Pazartesi, Mart 04, 2013

SİNEMADA İSTANBUL’A GÜZELLEME ve AAAAH… GÜZEL İSTANBUL!


Atıf Yılmaz Batıbeki’nin 1966 yılında yönettiği “Ah Güzel İstanbul” [jenerikteki adıyla Aaaah… Güzel İstanbul!] filmi İstanbul’da geçen bir dayanışmanın ve maziye duyulan özlemin hikâyesidir. Yapımcı Nusret İkbal’in sahibi olduğu Be-Ya Film yapımevi adına çekilen filmin senaryosu, Safa Önal ve Ayşe Şasa tarafından yazılmıştır.
 
 
     Nusret İkbal (Yapımcı)                  Atıf Yılmaz (Yönetmen)

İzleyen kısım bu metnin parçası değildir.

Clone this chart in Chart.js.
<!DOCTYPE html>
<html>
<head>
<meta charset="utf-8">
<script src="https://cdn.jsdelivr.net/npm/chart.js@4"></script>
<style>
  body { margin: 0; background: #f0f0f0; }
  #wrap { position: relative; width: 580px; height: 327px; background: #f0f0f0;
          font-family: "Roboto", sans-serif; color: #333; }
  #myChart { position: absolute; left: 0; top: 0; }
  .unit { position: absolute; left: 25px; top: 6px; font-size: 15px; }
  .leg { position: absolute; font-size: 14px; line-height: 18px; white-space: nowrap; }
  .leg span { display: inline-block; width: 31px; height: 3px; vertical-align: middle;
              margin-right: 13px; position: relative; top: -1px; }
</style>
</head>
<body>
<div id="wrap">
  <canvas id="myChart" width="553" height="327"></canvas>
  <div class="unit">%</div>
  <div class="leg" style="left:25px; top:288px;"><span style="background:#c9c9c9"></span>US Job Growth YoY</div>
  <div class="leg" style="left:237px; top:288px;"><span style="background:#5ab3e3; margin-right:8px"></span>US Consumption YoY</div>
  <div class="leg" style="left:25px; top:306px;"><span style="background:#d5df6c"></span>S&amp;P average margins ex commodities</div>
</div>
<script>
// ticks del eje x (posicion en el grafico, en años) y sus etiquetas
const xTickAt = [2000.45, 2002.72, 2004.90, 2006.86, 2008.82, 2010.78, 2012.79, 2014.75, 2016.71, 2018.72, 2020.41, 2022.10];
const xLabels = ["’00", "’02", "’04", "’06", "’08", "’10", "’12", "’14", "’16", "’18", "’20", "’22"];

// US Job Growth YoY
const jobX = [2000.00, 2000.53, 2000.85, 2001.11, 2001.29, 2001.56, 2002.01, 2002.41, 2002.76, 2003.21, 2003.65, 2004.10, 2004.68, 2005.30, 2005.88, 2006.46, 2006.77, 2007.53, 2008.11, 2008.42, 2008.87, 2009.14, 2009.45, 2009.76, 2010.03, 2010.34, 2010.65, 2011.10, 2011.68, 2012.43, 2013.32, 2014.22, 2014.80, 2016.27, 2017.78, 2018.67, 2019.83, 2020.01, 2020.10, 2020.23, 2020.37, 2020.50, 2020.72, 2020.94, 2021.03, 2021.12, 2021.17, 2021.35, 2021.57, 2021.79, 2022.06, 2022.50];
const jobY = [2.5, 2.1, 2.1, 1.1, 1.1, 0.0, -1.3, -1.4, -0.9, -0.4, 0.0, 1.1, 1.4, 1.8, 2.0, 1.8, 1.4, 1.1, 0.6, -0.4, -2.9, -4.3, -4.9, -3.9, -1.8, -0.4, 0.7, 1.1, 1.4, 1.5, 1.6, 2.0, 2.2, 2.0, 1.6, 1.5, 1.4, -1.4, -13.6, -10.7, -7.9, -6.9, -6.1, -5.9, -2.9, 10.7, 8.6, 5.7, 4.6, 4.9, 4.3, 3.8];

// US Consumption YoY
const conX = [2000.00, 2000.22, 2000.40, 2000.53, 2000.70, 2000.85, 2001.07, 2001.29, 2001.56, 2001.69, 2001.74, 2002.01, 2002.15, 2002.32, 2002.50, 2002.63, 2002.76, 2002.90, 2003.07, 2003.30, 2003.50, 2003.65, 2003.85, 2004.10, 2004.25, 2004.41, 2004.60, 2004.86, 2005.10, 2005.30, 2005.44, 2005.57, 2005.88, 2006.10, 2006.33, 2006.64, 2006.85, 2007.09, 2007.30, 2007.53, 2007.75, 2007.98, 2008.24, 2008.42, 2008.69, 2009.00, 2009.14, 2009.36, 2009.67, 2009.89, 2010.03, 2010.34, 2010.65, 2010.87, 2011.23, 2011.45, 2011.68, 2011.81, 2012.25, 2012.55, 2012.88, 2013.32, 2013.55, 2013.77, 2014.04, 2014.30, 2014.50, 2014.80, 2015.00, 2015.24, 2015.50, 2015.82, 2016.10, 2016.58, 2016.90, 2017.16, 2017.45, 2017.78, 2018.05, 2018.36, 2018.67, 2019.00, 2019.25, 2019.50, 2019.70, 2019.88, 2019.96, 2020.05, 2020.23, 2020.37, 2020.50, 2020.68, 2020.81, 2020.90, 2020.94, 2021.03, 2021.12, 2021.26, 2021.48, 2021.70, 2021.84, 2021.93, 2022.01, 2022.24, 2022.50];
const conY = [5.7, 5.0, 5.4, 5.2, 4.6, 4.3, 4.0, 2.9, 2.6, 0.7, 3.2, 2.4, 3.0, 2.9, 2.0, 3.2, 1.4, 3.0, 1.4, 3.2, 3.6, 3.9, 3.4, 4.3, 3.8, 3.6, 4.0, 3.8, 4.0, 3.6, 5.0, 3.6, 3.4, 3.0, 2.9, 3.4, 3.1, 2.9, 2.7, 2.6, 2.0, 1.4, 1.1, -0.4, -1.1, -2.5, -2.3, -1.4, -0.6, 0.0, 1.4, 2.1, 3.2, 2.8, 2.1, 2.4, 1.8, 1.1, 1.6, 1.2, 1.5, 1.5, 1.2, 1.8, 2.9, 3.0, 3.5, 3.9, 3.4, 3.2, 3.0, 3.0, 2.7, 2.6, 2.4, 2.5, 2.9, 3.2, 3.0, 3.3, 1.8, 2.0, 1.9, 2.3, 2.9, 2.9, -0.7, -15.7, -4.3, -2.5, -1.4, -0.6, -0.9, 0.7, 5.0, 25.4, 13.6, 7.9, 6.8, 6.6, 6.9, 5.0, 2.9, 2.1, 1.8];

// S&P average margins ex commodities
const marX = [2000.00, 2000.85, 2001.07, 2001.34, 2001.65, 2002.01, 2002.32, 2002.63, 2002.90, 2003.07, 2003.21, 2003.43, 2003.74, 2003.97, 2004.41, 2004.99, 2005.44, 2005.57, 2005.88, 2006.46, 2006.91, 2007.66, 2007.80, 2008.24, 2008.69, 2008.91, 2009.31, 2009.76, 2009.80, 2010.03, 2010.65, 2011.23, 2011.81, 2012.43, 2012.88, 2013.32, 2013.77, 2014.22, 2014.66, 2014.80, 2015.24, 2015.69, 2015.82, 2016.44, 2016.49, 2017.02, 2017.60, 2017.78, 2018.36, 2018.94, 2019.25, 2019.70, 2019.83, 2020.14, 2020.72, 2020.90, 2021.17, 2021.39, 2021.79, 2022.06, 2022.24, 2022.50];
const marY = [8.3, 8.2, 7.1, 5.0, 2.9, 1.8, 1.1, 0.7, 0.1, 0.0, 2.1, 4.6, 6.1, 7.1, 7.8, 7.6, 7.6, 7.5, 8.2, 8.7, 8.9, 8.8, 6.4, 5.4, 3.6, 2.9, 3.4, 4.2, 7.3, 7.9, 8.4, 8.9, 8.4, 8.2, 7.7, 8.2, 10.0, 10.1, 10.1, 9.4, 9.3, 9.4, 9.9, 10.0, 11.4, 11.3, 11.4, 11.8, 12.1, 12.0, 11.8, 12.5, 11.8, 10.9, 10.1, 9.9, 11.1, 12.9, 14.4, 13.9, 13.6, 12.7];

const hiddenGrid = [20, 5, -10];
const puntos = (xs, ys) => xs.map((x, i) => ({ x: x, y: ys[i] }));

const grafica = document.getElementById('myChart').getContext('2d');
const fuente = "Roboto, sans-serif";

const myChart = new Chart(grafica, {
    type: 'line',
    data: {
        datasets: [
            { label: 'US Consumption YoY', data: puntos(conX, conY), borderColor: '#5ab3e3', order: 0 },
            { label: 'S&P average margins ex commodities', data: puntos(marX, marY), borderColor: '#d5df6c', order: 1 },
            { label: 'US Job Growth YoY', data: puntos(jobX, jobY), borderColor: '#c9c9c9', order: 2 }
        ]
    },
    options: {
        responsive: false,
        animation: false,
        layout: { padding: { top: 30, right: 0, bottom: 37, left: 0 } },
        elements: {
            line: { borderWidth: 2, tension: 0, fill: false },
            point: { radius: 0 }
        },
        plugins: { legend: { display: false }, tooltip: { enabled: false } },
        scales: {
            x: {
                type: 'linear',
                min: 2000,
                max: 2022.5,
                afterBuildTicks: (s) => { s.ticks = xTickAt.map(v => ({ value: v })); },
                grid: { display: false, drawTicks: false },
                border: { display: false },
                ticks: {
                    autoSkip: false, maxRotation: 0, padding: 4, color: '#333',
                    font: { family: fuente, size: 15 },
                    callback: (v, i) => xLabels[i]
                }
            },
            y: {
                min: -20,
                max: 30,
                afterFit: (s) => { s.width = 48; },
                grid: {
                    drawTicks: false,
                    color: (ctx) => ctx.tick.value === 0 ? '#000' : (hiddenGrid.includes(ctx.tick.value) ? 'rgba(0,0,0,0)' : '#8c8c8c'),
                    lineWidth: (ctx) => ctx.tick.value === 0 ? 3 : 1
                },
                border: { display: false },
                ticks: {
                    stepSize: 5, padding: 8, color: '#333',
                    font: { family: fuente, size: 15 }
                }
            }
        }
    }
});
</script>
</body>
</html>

Filmde eski güngörmüşlerden, eski İstanbul efendisi, şimdiki sokak fotoğrafçısı Haşmet İbriktaroğlu ile, artist olmak için ailesini terk edip İstanbul’a gelen, fuhuşa sürüklenen, daha sonra Haşmet tarafından kurtarılan, saf genç kız Ayşe’nin serüvenleri anlatılır.

Bimen Şen’in, “Al Sazını Sen Sevdiceğim Şen Hevesinle” adlı sultaniyegâh şarkısı eşliğinde, Boğaz, Rumeli Hisarı, lebiderya yalılar, köşkler, camiler, şehir hatları vapurlarının görüntüleriyle başlayan film, geçmiş İstanbul’a, mazide kalan şehre bir güzellemedir.

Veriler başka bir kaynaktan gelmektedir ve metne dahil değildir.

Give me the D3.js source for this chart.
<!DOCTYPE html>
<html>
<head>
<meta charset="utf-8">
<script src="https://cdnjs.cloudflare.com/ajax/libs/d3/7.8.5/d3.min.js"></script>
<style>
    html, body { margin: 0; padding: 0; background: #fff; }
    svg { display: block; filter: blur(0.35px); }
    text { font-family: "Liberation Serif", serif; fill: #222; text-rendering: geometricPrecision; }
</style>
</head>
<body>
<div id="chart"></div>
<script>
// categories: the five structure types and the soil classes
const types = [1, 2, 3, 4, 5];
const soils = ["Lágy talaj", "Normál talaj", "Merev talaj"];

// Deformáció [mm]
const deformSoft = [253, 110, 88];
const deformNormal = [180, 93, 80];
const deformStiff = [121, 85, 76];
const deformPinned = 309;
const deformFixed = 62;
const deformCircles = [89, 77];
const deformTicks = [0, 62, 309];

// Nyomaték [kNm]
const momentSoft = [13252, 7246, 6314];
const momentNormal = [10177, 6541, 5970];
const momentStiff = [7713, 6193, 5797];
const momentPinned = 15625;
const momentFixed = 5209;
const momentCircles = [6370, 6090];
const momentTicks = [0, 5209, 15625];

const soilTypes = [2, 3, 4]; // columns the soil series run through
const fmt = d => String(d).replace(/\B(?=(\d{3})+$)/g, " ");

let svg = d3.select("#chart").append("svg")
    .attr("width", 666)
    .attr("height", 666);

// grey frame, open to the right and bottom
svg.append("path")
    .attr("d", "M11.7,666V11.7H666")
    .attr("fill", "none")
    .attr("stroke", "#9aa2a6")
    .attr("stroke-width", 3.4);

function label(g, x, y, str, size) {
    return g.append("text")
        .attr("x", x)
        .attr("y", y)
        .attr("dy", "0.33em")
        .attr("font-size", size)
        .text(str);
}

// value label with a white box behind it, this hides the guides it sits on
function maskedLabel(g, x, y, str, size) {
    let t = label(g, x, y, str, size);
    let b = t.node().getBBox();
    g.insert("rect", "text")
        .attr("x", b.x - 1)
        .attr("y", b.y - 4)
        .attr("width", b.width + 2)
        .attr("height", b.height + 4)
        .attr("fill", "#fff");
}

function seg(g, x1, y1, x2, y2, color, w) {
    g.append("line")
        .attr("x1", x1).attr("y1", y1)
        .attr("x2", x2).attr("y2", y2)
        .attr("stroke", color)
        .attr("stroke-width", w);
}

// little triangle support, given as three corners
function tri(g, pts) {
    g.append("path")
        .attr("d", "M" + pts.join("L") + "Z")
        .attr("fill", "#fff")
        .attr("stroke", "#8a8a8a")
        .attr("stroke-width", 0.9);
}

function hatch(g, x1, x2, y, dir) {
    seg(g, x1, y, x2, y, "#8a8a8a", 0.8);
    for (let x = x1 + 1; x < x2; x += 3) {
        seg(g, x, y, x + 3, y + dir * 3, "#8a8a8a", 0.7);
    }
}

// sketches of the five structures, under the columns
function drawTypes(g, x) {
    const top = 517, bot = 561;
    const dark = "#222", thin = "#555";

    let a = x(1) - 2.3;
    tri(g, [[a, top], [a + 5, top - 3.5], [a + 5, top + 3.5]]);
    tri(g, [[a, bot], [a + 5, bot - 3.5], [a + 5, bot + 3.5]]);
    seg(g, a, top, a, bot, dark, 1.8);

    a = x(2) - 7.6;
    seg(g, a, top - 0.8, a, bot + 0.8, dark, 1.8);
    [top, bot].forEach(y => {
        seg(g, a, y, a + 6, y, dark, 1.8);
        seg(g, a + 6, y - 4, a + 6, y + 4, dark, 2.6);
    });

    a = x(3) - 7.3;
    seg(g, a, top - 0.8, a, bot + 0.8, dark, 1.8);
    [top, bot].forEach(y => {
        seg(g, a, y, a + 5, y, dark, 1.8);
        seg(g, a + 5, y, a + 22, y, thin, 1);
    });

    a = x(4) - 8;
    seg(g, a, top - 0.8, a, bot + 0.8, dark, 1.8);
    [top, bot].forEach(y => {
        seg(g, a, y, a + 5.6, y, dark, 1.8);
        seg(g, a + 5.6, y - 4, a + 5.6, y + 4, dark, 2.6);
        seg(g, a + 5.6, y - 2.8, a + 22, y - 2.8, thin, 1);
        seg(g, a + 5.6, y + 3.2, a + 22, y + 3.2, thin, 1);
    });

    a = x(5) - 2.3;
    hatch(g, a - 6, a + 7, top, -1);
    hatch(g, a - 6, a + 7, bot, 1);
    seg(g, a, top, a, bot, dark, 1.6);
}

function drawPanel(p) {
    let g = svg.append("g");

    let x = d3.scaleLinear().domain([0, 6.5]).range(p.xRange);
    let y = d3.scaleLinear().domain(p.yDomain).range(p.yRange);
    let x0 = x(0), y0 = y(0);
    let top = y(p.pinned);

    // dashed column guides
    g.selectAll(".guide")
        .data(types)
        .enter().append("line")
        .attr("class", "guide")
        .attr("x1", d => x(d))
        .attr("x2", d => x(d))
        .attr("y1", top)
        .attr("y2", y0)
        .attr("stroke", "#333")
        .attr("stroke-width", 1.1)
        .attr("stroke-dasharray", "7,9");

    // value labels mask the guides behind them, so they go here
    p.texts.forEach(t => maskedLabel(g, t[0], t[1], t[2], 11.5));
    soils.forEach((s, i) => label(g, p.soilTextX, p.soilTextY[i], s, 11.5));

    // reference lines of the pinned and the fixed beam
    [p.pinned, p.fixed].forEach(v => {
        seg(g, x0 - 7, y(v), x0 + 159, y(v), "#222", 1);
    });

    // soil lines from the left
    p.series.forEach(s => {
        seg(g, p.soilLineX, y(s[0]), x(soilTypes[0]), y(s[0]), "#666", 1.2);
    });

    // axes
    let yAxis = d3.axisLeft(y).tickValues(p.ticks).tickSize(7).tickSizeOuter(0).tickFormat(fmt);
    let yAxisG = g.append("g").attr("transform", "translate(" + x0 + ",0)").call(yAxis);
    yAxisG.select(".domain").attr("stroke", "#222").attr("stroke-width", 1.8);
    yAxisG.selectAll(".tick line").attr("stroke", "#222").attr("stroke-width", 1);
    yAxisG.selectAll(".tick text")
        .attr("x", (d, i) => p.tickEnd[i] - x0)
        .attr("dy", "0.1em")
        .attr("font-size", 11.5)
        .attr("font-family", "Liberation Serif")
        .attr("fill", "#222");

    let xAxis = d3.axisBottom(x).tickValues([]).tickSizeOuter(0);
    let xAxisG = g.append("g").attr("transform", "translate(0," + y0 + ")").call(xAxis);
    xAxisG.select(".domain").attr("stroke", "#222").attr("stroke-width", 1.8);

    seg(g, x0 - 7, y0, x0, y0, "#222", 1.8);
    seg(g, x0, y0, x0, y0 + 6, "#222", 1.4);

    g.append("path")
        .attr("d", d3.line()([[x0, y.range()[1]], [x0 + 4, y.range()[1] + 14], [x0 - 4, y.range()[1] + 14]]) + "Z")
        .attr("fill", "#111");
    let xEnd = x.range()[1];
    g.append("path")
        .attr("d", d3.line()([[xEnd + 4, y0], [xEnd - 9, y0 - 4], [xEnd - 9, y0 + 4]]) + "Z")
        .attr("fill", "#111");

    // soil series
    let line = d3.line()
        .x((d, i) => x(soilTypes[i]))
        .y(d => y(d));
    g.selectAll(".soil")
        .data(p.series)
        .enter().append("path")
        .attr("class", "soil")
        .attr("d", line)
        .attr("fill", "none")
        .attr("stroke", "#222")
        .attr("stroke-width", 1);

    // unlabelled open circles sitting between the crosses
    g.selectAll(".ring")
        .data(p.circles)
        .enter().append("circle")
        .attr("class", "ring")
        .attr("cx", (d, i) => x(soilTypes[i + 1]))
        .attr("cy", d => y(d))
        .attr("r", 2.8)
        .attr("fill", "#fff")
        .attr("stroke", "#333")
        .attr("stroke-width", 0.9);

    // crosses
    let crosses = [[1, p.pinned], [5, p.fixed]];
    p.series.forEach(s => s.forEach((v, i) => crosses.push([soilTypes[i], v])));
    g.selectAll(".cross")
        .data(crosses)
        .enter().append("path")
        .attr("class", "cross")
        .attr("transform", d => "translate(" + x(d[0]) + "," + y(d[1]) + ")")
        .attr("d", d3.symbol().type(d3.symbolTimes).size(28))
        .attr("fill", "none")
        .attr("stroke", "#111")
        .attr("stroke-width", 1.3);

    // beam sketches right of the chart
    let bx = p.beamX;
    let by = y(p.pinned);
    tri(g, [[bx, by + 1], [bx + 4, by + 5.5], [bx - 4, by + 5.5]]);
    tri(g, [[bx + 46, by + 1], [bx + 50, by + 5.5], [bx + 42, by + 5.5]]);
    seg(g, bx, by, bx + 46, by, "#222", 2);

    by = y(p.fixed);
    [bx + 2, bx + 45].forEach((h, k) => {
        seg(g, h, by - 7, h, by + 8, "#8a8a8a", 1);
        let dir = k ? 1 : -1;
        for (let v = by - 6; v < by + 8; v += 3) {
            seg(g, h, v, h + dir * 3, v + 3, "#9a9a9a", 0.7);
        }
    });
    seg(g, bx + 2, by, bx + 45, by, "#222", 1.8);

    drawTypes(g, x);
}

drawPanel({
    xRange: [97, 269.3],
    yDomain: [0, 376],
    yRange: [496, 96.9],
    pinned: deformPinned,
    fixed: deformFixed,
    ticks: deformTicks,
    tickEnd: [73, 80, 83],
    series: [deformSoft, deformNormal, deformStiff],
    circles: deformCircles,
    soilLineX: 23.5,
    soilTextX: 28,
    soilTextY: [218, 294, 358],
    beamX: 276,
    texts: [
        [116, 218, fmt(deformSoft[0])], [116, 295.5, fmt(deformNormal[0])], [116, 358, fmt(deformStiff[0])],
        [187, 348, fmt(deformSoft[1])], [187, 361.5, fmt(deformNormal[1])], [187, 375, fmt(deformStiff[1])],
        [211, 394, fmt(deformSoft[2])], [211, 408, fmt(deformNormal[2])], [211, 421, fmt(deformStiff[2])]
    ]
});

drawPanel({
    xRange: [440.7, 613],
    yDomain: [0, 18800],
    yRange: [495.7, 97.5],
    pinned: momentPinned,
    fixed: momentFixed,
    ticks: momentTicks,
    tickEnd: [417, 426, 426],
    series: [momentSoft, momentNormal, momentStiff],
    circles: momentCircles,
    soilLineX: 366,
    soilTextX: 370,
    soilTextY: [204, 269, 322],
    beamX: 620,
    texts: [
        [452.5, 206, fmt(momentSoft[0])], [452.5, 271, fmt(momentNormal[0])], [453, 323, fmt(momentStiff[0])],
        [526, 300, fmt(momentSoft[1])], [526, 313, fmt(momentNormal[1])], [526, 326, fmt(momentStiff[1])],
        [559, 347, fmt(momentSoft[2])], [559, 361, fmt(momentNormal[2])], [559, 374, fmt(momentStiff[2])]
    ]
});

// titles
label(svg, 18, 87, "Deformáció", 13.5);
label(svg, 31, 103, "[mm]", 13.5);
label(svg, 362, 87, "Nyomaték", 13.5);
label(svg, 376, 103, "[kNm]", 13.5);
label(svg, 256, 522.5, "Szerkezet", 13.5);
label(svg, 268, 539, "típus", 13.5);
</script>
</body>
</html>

Dünün beyzâdesi bugünün seyyar fotoğrafçısı Haşmet İbriktaroğlu, Beylerbeyi’nden Boğaz’a bakarak, “Aaah… güzel İstanbul! Nasıl da bozulmamış o bin yıllık güzelliğin. Ey, canım Boğaziçi! Bir zamanlar dedelerimiz de içlenmiş bu güzelliğinin karşısında… Atalarımız da geçmiş bu sulardan mağrur ve akıncı...” diyerek kaybedilen bir medeniyeti ve ondan kalan güzellikleri hatırlar. Haşmet, geçmişte kalan, yitirilen İstanbul’un güzelliklerini gönlünde yaşatır. İstanbul, dostluk, ahbaplık, komşuluk ilişkilerini henüz kaybetmemiştir. İnsanlar sokakta karşılaştıklarında birbirlerine selâm vermektedir.

Beylerbeyi’nde bir yalıda doğan e büyüyen beyzâde Haşmet’in babası içki düşkünlüğü nedeniyle ailesinden kalan hanları ve köşkü satmıştır. Haşmet de girdiği ticaret işinde başarısızlığa uğrayarak iflas etmiş ve paşa dedesinden miras kalan yalıyı satmak zorunda kalmıştır. Çalışmayı fazla sevmemesi, kendi başına buyruk yaşamak istemesi, beceriksizliği ve içki yüzünden bütün servetini kaybetmiş, yoksullaşmıştır. Ailesinin şöhreti hâlâ yaşasa da varlıklı dostları arayıp sormaz. Haşmet, sattığı yalının yanına kurduğu derme çatma gecekondu-kulübede tek başına yaşamaktadır. Tek eğlencesi mahalledeki dostlarıyla akşamları meyhanede bir araya gelmektir. ‘Kulübe-yi Ahzân’ dediği gecekondusu, büyük gelen paltosu, fötr şapkası, daima yanında taşıdığı şemsiyesi, boyun atkısı, ağzından düşürmediği sigarası ve nüktedan konuşmasıyla kendine has bir asalet taşıyan Haşmet tam bir eski zaman insanıdır. Bu yönüyle yaşadığı çağa ve çevreye uyum halinde değildir.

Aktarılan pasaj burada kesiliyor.